• Raw data:
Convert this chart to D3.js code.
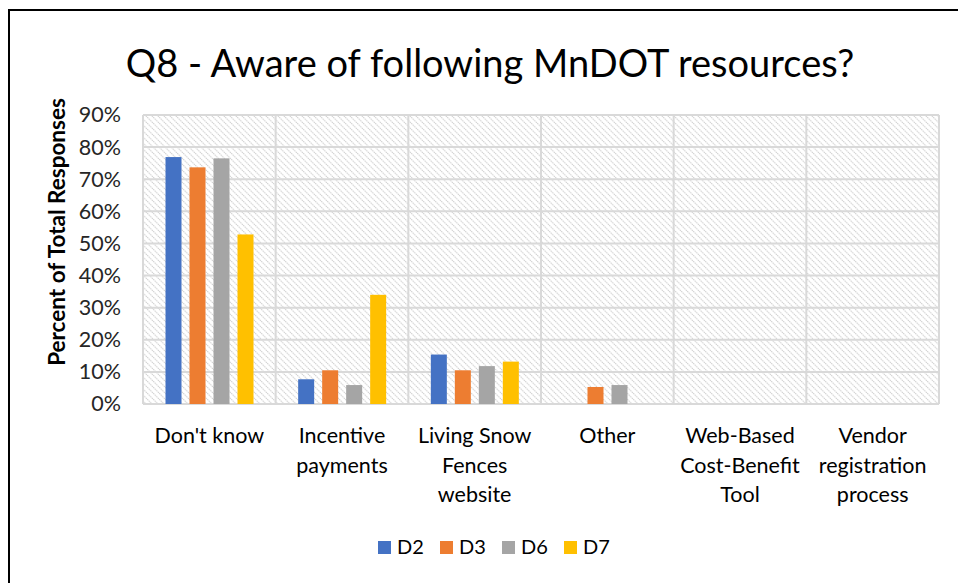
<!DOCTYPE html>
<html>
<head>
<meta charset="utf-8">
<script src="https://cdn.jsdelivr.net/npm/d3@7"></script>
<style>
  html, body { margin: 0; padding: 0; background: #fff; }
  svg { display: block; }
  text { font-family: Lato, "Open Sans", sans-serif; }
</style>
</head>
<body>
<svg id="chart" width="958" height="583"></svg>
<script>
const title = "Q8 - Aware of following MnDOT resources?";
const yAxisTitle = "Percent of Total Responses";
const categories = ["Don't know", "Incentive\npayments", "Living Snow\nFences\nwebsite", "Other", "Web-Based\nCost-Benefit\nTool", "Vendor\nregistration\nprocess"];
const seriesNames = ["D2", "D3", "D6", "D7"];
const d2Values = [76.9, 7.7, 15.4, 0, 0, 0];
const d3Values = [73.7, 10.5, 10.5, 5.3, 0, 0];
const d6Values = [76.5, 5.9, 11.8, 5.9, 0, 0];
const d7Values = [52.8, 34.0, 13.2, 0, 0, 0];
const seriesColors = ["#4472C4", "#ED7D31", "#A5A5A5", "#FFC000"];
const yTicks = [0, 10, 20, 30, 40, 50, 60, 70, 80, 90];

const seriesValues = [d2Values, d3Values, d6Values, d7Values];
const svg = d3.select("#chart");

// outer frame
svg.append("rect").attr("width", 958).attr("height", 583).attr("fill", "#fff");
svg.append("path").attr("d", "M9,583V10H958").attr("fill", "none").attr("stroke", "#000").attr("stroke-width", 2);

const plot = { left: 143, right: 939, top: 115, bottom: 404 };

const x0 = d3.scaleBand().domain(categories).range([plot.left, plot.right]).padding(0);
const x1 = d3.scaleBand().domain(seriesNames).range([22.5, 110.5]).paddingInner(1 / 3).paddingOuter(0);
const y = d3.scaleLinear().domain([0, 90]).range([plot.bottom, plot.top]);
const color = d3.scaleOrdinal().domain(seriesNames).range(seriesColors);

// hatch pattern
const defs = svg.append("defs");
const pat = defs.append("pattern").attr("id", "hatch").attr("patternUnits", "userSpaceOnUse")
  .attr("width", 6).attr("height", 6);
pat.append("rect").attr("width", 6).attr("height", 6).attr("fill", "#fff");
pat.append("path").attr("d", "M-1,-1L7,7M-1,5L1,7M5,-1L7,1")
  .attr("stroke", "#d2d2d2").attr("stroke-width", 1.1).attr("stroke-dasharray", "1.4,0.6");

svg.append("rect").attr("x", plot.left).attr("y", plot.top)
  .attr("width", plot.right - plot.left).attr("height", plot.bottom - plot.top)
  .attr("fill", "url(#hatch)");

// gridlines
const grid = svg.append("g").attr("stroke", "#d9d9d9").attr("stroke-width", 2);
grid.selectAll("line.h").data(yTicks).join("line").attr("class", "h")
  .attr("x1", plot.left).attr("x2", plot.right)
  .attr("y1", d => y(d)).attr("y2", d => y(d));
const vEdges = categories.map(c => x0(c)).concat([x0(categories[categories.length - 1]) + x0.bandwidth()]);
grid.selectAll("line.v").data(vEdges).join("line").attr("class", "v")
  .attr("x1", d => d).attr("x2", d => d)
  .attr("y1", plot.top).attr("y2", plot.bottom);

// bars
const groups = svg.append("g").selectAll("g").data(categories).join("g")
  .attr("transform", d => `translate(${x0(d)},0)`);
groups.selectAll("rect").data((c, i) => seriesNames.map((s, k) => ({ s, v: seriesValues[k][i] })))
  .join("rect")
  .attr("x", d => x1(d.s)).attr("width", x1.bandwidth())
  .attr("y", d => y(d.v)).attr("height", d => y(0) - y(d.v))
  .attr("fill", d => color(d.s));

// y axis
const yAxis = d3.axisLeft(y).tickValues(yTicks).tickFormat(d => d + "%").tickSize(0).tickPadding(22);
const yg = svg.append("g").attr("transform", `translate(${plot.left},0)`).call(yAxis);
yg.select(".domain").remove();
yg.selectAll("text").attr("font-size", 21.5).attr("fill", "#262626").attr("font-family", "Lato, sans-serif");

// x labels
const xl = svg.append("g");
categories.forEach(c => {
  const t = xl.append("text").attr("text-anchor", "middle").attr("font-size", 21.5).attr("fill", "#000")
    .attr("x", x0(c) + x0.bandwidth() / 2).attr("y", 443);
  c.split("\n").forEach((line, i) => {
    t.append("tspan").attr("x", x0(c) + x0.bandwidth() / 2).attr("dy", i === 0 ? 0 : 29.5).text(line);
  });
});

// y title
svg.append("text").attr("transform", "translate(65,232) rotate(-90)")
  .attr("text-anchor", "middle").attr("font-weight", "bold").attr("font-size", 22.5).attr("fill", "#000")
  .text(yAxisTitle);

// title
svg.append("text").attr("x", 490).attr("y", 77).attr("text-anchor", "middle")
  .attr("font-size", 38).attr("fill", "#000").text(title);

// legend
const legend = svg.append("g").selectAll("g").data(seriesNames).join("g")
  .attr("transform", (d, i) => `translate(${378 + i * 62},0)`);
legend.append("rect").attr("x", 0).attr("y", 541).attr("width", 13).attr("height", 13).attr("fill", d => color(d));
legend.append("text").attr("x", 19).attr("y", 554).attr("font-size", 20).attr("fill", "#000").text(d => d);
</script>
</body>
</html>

• Exercise details:
Repeat the full listing above exactly, with no pictures in the copy.

• Written solution:
Convert this chart to D3.js code.
<!DOCTYPE html>
<html>
<head>
<meta charset="utf-8">
<script src="https://cdn.jsdelivr.net/npm/d3@7"></script>
<style>
  html, body { margin: 0; padding: 0; background: #fff; }
  svg { display: block; }
  text { font-family: Lato, "Open Sans", sans-serif; }
</style>
</head>
<body>
<svg id="chart" width="958" height="583"></svg>
<script>
const title = "Q8 - Aware of following MnDOT resources?";
const yAxisTitle = "Percent of Total Responses";
const categories = ["Don't know", "Incentive\npayments", "Living Snow\nFences\nwebsite", "Other", "Web-Based\nCost-Benefit\nTool", "Vendor\nregistration\nprocess"];
const seriesNames = ["D2", "D3", "D6", "D7"];
const d2Values = [76.9, 7.7, 15.4, 0, 0, 0];
const d3Values = [73.7, 10.5, 10.5, 5.3, 0, 0];
const d6Values = [76.5, 5.9, 11.8, 5.9, 0, 0];
const d7Values = [52.8, 34.0, 13.2, 0, 0, 0];
const seriesColors = ["#4472C4", "#ED7D31", "#A5A5A5", "#FFC000"];
const yTicks = [0, 10, 20, 30, 40, 50, 60, 70, 80, 90];

const seriesValues = [d2Values, d3Values, d6Values, d7Values];
const svg = d3.select("#chart");

// outer frame
svg.append("rect").attr("width", 958).attr("height", 583).attr("fill", "#fff");
svg.append("path").attr("d", "M9,583V10H958").attr("fill", "none").attr("stroke", "#000").attr("stroke-width", 2);

const plot = { left: 143, right: 939, top: 115, bottom: 404 };

const x0 = d3.scaleBand().domain(categories).range([plot.left, plot.right]).padding(0);
const x1 = d3.scaleBand().domain(seriesNames).range([22.5, 110.5]).paddingInner(1 / 3).paddingOuter(0);
const y = d3.scaleLinear().domain([0, 90]).range([plot.bottom, plot.top]);
const color = d3.scaleOrdinal().domain(seriesNames).range(seriesColors);

// hatch pattern
const defs = svg.append("defs");
const pat = defs.append("pattern").attr("id", "hatch").attr("patternUnits", "userSpaceOnUse")
  .attr("width", 6).attr("height", 6);
pat.append("rect").attr("width", 6).attr("height", 6).attr("fill", "#fff");
pat.append("path").attr("d", "M-1,-1L7,7M-1,5L1,7M5,-1L7,1")
  .attr("stroke", "#d2d2d2").attr("stroke-width", 1.1).attr("stroke-dasharray", "1.4,0.6");

svg.append("rect").attr("x", plot.left).attr("y", plot.top)
  .attr("width", plot.right - plot.left).attr("height", plot.bottom - plot.top)
  .attr("fill", "url(#hatch)");

// gridlines
const grid = svg.append("g").attr("stroke", "#d9d9d9").attr("stroke-width", 2);
grid.selectAll("line.h").data(yTicks).join("line").attr("class", "h")
  .attr("x1", plot.left).attr("x2", plot.right)
  .attr("y1", d => y(d)).attr("y2", d => y(d));
const vEdges = categories.map(c => x0(c)).concat([x0(categories[categories.length - 1]) + x0.bandwidth()]);
grid.selectAll("line.v").data(vEdges).join("line").attr("class", "v")
  .attr("x1", d => d).attr("x2", d => d)
  .attr("y1", plot.top).attr("y2", plot.bottom);

// bars
const groups = svg.append("g").selectAll("g").data(categories).join("g")
  .attr("transform", d => `translate(${x0(d)},0)`);
groups.selectAll("rect").data((c, i) => seriesNames.map((s, k) => ({ s, v: seriesValues[k][i] })))
  .join("rect")
  .attr("x", d => x1(d.s)).attr("width", x1.bandwidth())
  .attr("y", d => y(d.v)).attr("height", d => y(0) - y(d.v))
  .attr("fill", d => color(d.s));

// y axis
const yAxis = d3.axisLeft(y).tickValues(yTicks).tickFormat(d => d + "%").tickSize(0).tickPadding(22);
const yg = svg.append("g").attr("transform", `translate(${plot.left},0)`).call(yAxis);
yg.select(".domain").remove();
yg.selectAll("text").attr("font-size", 21.5).attr("fill", "#262626").attr("font-family", "Lato, sans-serif");

// x labels
const xl = svg.append("g");
categories.forEach(c => {
  const t = xl.append("text").attr("text-anchor", "middle").attr("font-size", 21.5).attr("fill", "#000")
    .attr("x", x0(c) + x0.bandwidth() / 2).attr("y", 443);
  c.split("\n").forEach((line, i) => {
    t.append("tspan").attr("x", x0(c) + x0.bandwidth() / 2).attr("dy", i === 0 ? 0 : 29.5).text(line);
  });
});

// y title
svg.append("text").attr("transform", "translate(65,232) rotate(-90)")
  .attr("text-anchor", "middle").attr("font-weight", "bold").attr("font-size", 22.5).attr("fill", "#000")
  .text(yAxisTitle);

// title
svg.append("text").attr("x", 490).attr("y", 77).attr("text-anchor", "middle")
  .attr("font-size", 38).attr("fill", "#000").text(title);

// legend
const legend = svg.append("g").selectAll("g").data(seriesNames).join("g")
  .attr("transform", (d, i) => `translate(${378 + i * 62},0)`);
legend.append("rect").attr("x", 0).attr("y", 541).attr("width", 13).attr("height", 13).attr("fill", d => color(d));
legend.append("text").attr("x", 19).attr("y", 554).attr("font-size", 20).attr("fill", "#000").text(d => d);
</script>
</body>
</html>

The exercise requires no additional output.